Aduba holds everything together with a deft turn, refusing to let Cordelia Cupp’s on-paper oddities ever become a caricature. It’s a subtle physical performance in which a precise tilt of the head — Cupp’s greatest trick is the silent interrogation — or careful wielding of birding binoculars help flesh out the genre-standard monologues flaunting Cupp’s impeccable gifts of perception and logical deduction. Her well-intentioned contempt for anybody who doesn’t share those gifts makes for a very amusing dynamic with Park’s Edwin, which finds the Fresh Off the Boat star getting the most out of his generally bemused material. Aduba and Whitlock, as the only person Cupp truly respects, have great scenes together, and this may be the funniest Whitlock has ever been in a part that didn’t require elongated repetition of the word “shit.”
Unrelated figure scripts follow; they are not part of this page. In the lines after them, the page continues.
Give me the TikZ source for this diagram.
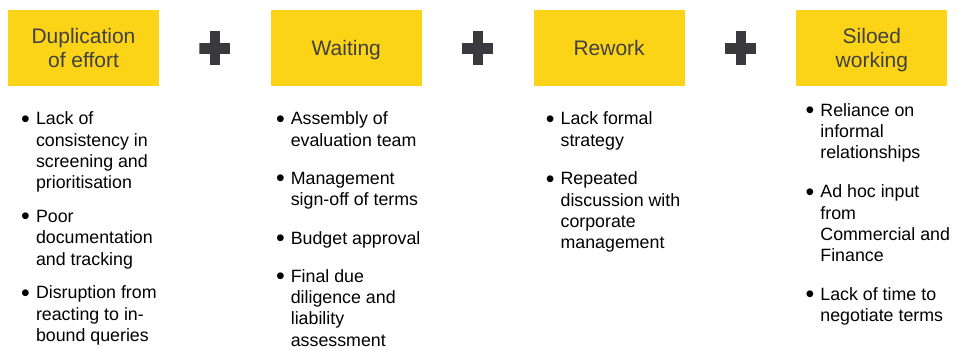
\documentclass[tikz,border=0pt]{standalone}
\usepackage{fontspec}
\setmainfont{Liberation Sans}
\usepackage{tikz}
\usetikzlibrary{positioning}
\definecolor{wasteyellow}{HTML}{FCD417}
\definecolor{boxtext}{HTML}{404040}
\definecolor{plusgrey}{HTML}{3A3A3E}
\tikzset{%
  waste/.style = {rectangle,fill=wasteyellow,text=boxtext,align=center,
        minimum width=151pt,minimum height=76pt,inner sep=0pt,text depth=0pt,
        font=\fontsize{21}{24.5}\selectfont},
  plus/.style = {rectangle,minimum width=31pt,minimum height=34pt,inner sep=0pt,
        path picture={
          \fill[plusgrey] ([xshift=-5pt]path picture bounding box.north)
            rectangle ([xshift=5pt]path picture bounding box.south);
          \fill[plusgrey] ([yshift=5.5pt]path picture bounding box.west)
            rectangle ([yshift=-5.5pt]path picture bounding box.east);
        }},
  causes/.style = {align=left,inner sep=0pt,text=black,
        font=\fontsize{17.8}{21.3}\selectfont}
}
\newcommand{\bul}{\makebox[14pt][l]{\hspace*{-0.8pt}\raisebox{-2.4pt}{\scalebox{1.4}{\textbullet}}}}
\newcommand{\ind}{\hspace*{14pt}}

\begin{document}
\begin{tikzpicture}[x=1pt,y=1pt]
    \useasboundingbox (0,0) rectangle (957,-349);
    % the four kinds of waste
    \node[waste] (dup) at (83.5,-48) {Duplication\\of effort};
    \node[plus, right=40pt of dup] (p1) {};
    \node[waste, right=40pt of p1] (wait) {Waiting};
    \node[plus, right=40pt of wait] (p2) {};
    \node[waste, right=40pt of p2] (rework) {Rework};
    \node[plus, right=40pt of rework] (p3) {};
    \node[waste, right=40pt of p3] (silo) {Siloed\\working};
    % what causes them
    \node[causes, below right=25.5pt and 14pt of dup.south west] (dupcauses) {%
        \bul Lack of\\ \ind consistency in\\ \ind screening and\\ \ind prioritisation\\[12.5pt]
        \bul Poor\\ \ind documentation\\ \ind and tracking\\[12.5pt]
        \bul Disruption from\\ \ind reacting to in-\\ \ind bound queries};
    \node[causes, below right=25.5pt and 6pt of wait.south west] (waitcauses) {%
        \bul Assembly of\\ \ind evaluation team\\[17pt]
        \bul Management\\ \ind sign-off of terms\\[17pt]
        \bul Budget approval\\[17pt]
        \bul Final due\\ \ind diligence and\\ \ind liability\\ \ind assessment};
    \node[causes, below right=25.5pt and 13pt of rework.south west] (reworkcauses) {%
        \bul Lack formal\\ \ind strategy\\[17.5pt]
        \bul Repeated\\ \ind discussion with\\ \ind corporate\\ \ind management};
    \node[causes, below right=17pt and 10pt of silo.south west] (silocauses) {%
        \bul Reliance on\\ \ind informal\\ \ind relationships\\[17.5pt]
        \bul Ad hoc input\\ \ind from\\ \ind Commercial and\\ \ind Finance\\[17.5pt]
        \bul Lack of time to\\ \ind negotiate terms};
\end{tikzpicture}
\end{document}
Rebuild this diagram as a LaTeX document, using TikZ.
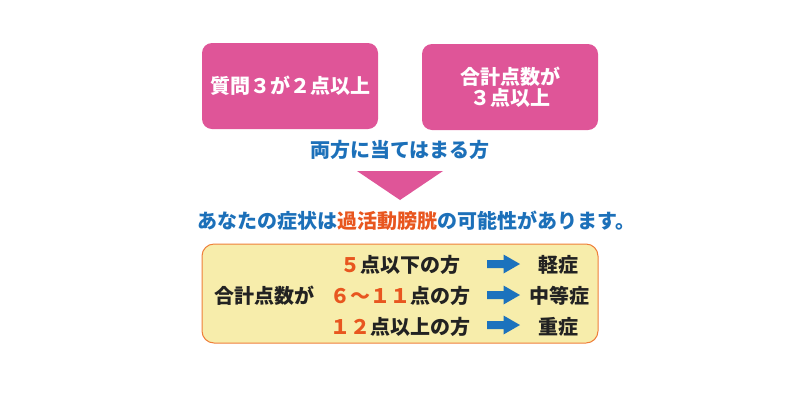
\documentclass[tikz,border=0pt]{standalone}
\usepackage{fontspec}
\newfontfamily\jp{Noto Sans CJK JP}
\definecolor{pinkc}{HTML}{DF5598}
\definecolor{bluec}{HTML}{1C70B9}
\definecolor{orangec}{HTML}{E8561F}
\definecolor{yfill}{HTML}{F7EDAB}
\definecolor{yborder}{HTML}{EF7F3A}
\definecolor{darktxt}{HTML}{222222}
\definecolor{arrowc}{HTML}{1C72BD}
\tikzset{
  jpfont/.style={font=\jp\bfseries\fontsize{20}{20.5}\selectfont},
  pinkbox/.style={jpfont, fill=pinkc, rounded corners=10pt, minimum width=176pt, minimum height=86pt, text=white, align=center, inner sep=0pt},
  bluetxt/.style={jpfont, text=bluec, inner sep=0pt},
  blacktxt/.style={jpfont, text=darktxt, inner sep=0pt},
  ybox/.style={fill=yfill, draw=yborder, line width=1pt, rounded corners=12pt, minimum width=396pt, minimum height=99pt, inner sep=0pt},
  barrow/.pic={\fill[arrowc] (-16.5,-4) -- (0,-4) -- (0,-9.5) -- (16.5,0) -- (0,9.5) -- (0,4) -- (-16.5,4) -- cycle;}
}
\begin{document}
\begin{tikzpicture}[x=1pt,y=-1pt]
\useasboundingbox (0,0) rectangle (800,400);
\node[pinkbox] (q3) at (290,86) {質問３が２点以上};
\node[pinkbox] (tot) at (510,87) {合計点数が\\３点以上};
\node[bluetxt] (both) at (400,150) {両方に当てはまる方};
\fill[pinkc] (357,171) -- (443,171) -- (400,200) -- cycle;
\node[bluetxt] (res) at (416,221) {あなたの症状は\textcolor{orangec}{過活動膀胱}の可能性があります。};
\node[ybox] (tbl) at (400,293.5) {};
\node[blacktxt] (lbl) at (264,296) {合計点数が};
\node[blacktxt] (r1) at (400,265) {\textcolor{orangec}{５}点以下の方};
\node[blacktxt] (r2) at (400,296) {\textcolor{orangec}{６～１１}点の方};
\node[blacktxt] (r3) at (400,327) {\textcolor{orangec}{１２}点以上の方};
\pic at (503.5,264) {barrow};
\pic at (503.5,295) {barrow};
\pic at (503.5,325) {barrow};
\node[blacktxt] (s1) at (558,265) {軽症};
\node[blacktxt] (s2) at (559,296) {中等症};
\node[blacktxt] (s3) at (558,327) {重症};
\end{tikzpicture}
\end{document}
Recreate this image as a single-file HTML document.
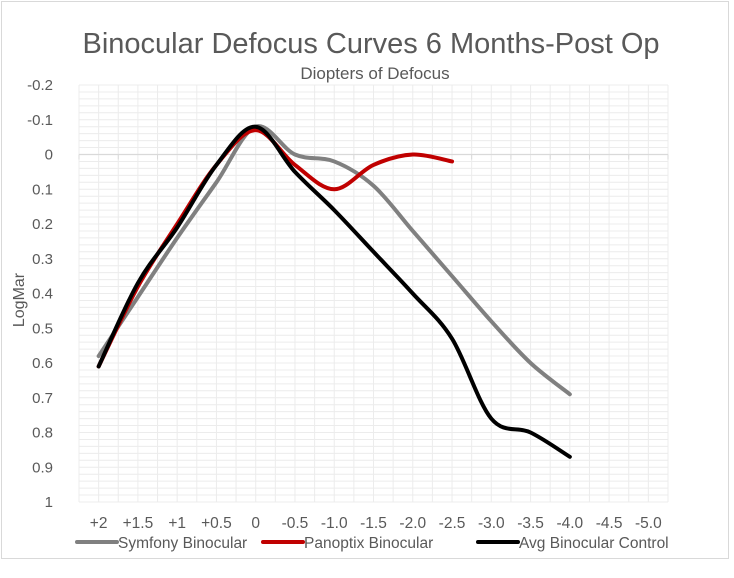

As much as I liked the well-researched White House setting and many supporting players from the White House team, it’s the trio of Aduba, Park and Whitlock that I would love to see investigating future mysteries in different locations. It’s a great core, and Davies has a great sense of the genre’s signature patter. I just think the perfect execution would be to apply the elements that work to a case with a little more depth and a little more time to breathe (which doesn’t mean I want the series to be “longer” — just “better”).
Now as to which Orange Is the New Black star should get the next chance to investigate murder on TV? Danielle Brooks, Samira Wiley and Adrienne C. Moore are the easy answers. But I’m going with a pairing of Dianne Guerrero and Jackie Cruz. Flaca and Maritza reunited and fighting crime? That’s TV gold.